Even though Jeethu Joseph’s masterful grip over whodunit thrillers always put me on the edge of my seat, I was never a fan of his filmmaking skills. There was a constant artificial that pops up every time he executes a dramatic progression but Kooman Jeethu Joseph delivers a rewarding cinematic experience with his excellent command of the direction.
Kooman is a murder mystery that doesn’t jump right into the pile of murders the protagonist wants to resolve rather takes the entire first half to create a magnificent character arc that eventually helps the investigative procedures of the second hour. Giri, the protagonist, is a police constable butis not shown as a righteous one. He’s introduced as a sharp-witted intelligent officer but the shady, vengeful side also accompanies him in his journey. Jeethu Joseph and writer Krishna Kumar carve an excellent arc out of him, probably the best in recent years. Kooman in the initial hour travels with Giri testing his intelligence and his crookedness with some brilliant writing stretches. Krishna Kumar is spot on with his character developments and let his characters take forward the proceedings accompanied by several brilliances. After Giri’s dark side is revealed Kooman slowly executes it’s intentions unraveling the set of murders leading to the revelations and clues. What makes Kooman a Jeethu Joseph magic is it never relies too much on the final twist but the shift is inclined more towards the investigation and clues to reach the finale. Each revelation you get will throw a chill down your spine and with each connecting dots Krishna Kumar hooks us more into the act. While the first half was more about Girl’s characteristics the latter half intrigue you with a fine staging of mystery and horror. Kooman also offers the usual Jeethu Joseph tropes like the tea shops, hilltop setting where the events mostly revolve around but it’s more refined this time with a neat packaging of drama. But if you expect an adrenaline rush from the ultimate finale you might get a tad upset but I believe that was an intentional move from Jeethu Joseph.
Kooman belongs to Asif Ali the actor who fits the bill perfectly playing emotions in the right metre. Giri has another side to him that might go wrong in the hands of an actor with a ‘superstar image’ but Asif Ali blends well evoking a sense of hate at the same time we root for him. Kooman will break his flop streak and provide him with much needed box office relief. Jaffer Idukki continues to surprise with his acting skills and his pivotal role helps in tuning Giri. Baburaj, Renji Panicker, Meghanathan make good company to the intriguing proceedings.

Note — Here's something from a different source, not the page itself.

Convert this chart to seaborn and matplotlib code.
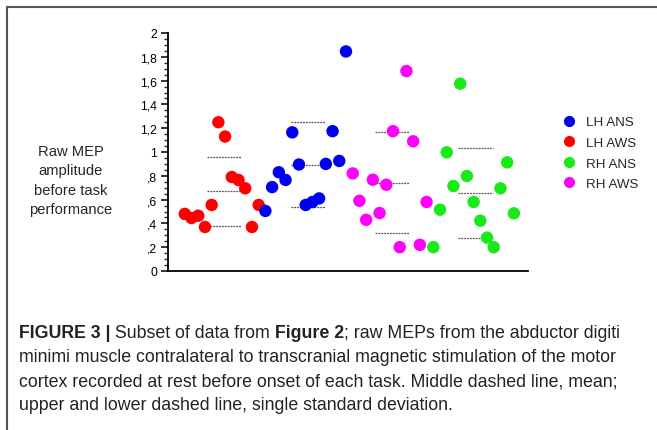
import numpy as np
import pandas as pd
import matplotlib.pyplot as plt
import seaborn as sns
from matplotlib.lines import Line2D
from matplotlib.ticker import FixedLocator, FixedFormatter, MultipleLocator

# groups in the order they appear from left to right
groups = ['LH AWS', 'LH ANS', 'RH AWS', 'RH ANS']
lh_aws = [0.48, 0.445, 0.465, 0.37, 0.555, 1.25, 1.13, 0.79, 0.765, 0.695, 0.37, 0.555]
lh_ans = [0.505, 0.705, 0.83, 0.765, 1.165, 0.895, 0.555, 0.58, 0.61, 0.90, 1.175, 0.925, 1.845]
rh_aws = [0.82, 0.59, 0.43, 0.767, 0.487, 0.725, 1.175, 0.20, 1.68, 1.09, 0.22, 0.58]
rh_ans = [0.20, 0.515, 0.997, 0.714, 1.574, 0.798, 0.58, 0.423, 0.28, 0.20, 0.695, 0.913, 0.485]

# dashed lines: mean and +/- one SD
mean_vals = [0.672, 0.893, 0.74, 0.655]
upper_sd = [0.96, 1.25, 1.165, 1.034]
lower_sd = [0.38, 0.54, 0.32, 0.277]

legend_order = ['LH ANS', 'LH AWS', 'RH ANS', 'RH AWS']
colors = {'LH ANS': '#0000f0', 'LH AWS': '#ff0000', 'RH ANS': '#18ea18', 'RH AWS': '#ff00ff'}

ytick_vals = [0, 0.2, 0.4, 0.6, 0.8, 1.0, 1.2, 1.4, 1.6, 1.8, 2.0]
ytick_labels = ['0', ',2', ',4', ',6', ',8', '1', '1,2', '1,4', '1,6', '1,8', '2']

# build the long table, one x slot per subject
rows = []
for g, vals in zip(groups, [lh_aws, lh_ans, rh_aws, rh_ans]):
    for v in vals:
        rows.append((g, v))
df = pd.DataFrame(rows, columns=['group', 'mep'])
df['pos'] = np.arange(len(df))

sns.set_style('ticks')
plt.rcParams['font.family'] = ['Liberation Sans', 'DejaVu Sans']

fig = plt.figure(figsize=(6.57, 4.31), dpi=100)
ax = fig.add_axes([168 / 657, 1 - 272 / 431, 360 / 657, 238 / 431])

sns.scatterplot(data=df, x='pos', y='mep', hue='group', hue_order=legend_order,
                palette=colors, s=80, linewidth=0, ax=ax, legend=False, zorder=3)

# mean / sd dashed lines
for i, g in enumerate(groups):
    idx = df.index[df['group'] == g]
    c = (idx.min() + idx.max()) / 2 + 0.3
    for yv in (mean_vals[i], upper_sd[i], lower_sd[i]):
        ax.plot([c - 2.55, c + 2.55], [yv, yv], color='#555555', lw=0.9,
                linestyle=(0, (1.5, 0.8)), zorder=2)

ax.set_xlim(-2.5, 51.1)
ax.set_ylim(0, 2)
ax.yaxis.set_major_locator(FixedLocator(ytick_vals))
ax.yaxis.set_major_formatter(FixedFormatter(ytick_labels))
ax.yaxis.set_minor_locator(MultipleLocator(0.05))
ax.tick_params(axis='y', which='major', length=5, width=1.1, labelsize=8.8, pad=3, colors='black')
ax.tick_params(axis='y', which='minor', length=3, width=1.0)
ax.set_xticks([])
ax.set_xlabel('')
ax.set_ylabel('')
sns.despine(ax=ax)
for sp in ['left', 'bottom']:
    ax.spines[sp].set_linewidth(1.3)
    ax.spines[sp].set_color('black')

fig.text(71 / 657, 1 - 181 / 431, 'Raw MEP\namplitude\nbefore task\nperformance',
         ha='center', va='center', fontsize=10.6, linespacing=1.5)

# legend
handles = [Line2D([], [], marker='o', linestyle='', markersize=8, color=colors[g],
                  markeredgewidth=0) for g in legend_order]
fig.legend(handles, legend_order, loc='upper left', bbox_to_anchor=(549 / 657, 1 - 105 / 431),
           frameon=False, fontsize=9.6, handletextpad=0.7, labelspacing=0.62,
           handlelength=1.2)

# outer frame (left and top)
fig.add_artist(Line2D([7 / 657, 7 / 657], [0, 1 - 8 / 431], color='#555555', lw=1.5,
                      transform=fig.transFigure))
fig.add_artist(Line2D([7 / 657, 1], [1 - 8 / 431, 1 - 8 / 431], color='#555555', lw=1.5,
                      transform=fig.transFigure))

# caption
cap_fs = 12.8
cap_x = 19 / 657
y1 = 1 - 334 / 431
pieces = [('FIGURE 3 |', 'bold'), (' Subset of data from ', 'normal'),
          ('Figure 2', 'bold'), ('; raw MEPs from the abductor digiti', 'normal')]
prev = fig.text(cap_x, y1, pieces[0][0], fontsize=cap_fs, fontweight='bold',
                va='center', ha='left', color='#222222')
for txt, w in pieces[1:]:
    prev = ax.annotate(txt, xy=(1, 0.5), xycoords=prev, fontsize=cap_fs, fontweight=w,
                       va='center', ha='left', color='#222222', annotation_clip=False)
cap_lines = ['minimi muscle contralateral to transcranial magnetic stimulation of the motor',
             'cortex recorded at rest before onset of each task. Middle dashed line, mean;',
             'upper and lower dashed line, single standard deviation.']
for k, line in enumerate(cap_lines):
    fig.text(cap_x, 1 - (358 + 24 * k) / 431, line, fontsize=cap_fs, va='center',
             ha='left', color='#222222')

fig.savefig('out.png', dpi=100)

Kooman composes lots of night shots and Satheesh Kurup adds more tension to the thrills with his beautiful and intense visuals. Krishna Kumar loads Kooman with several surprising situations where Vishnu Shyam with his enigmatic soundtrack elevates the experience. We’ll feel a sudden rush in us at several points thanks to the excellent sound design and music.
Kooman is a masterful stroke from the man of mystery tales and joining hands with Krishna Kumar is one of the best things that happened to him. All the elements uniformly join together to deliver a kickass thriller that will definitely leave you in awe. Kooman deserves a theatrical experience.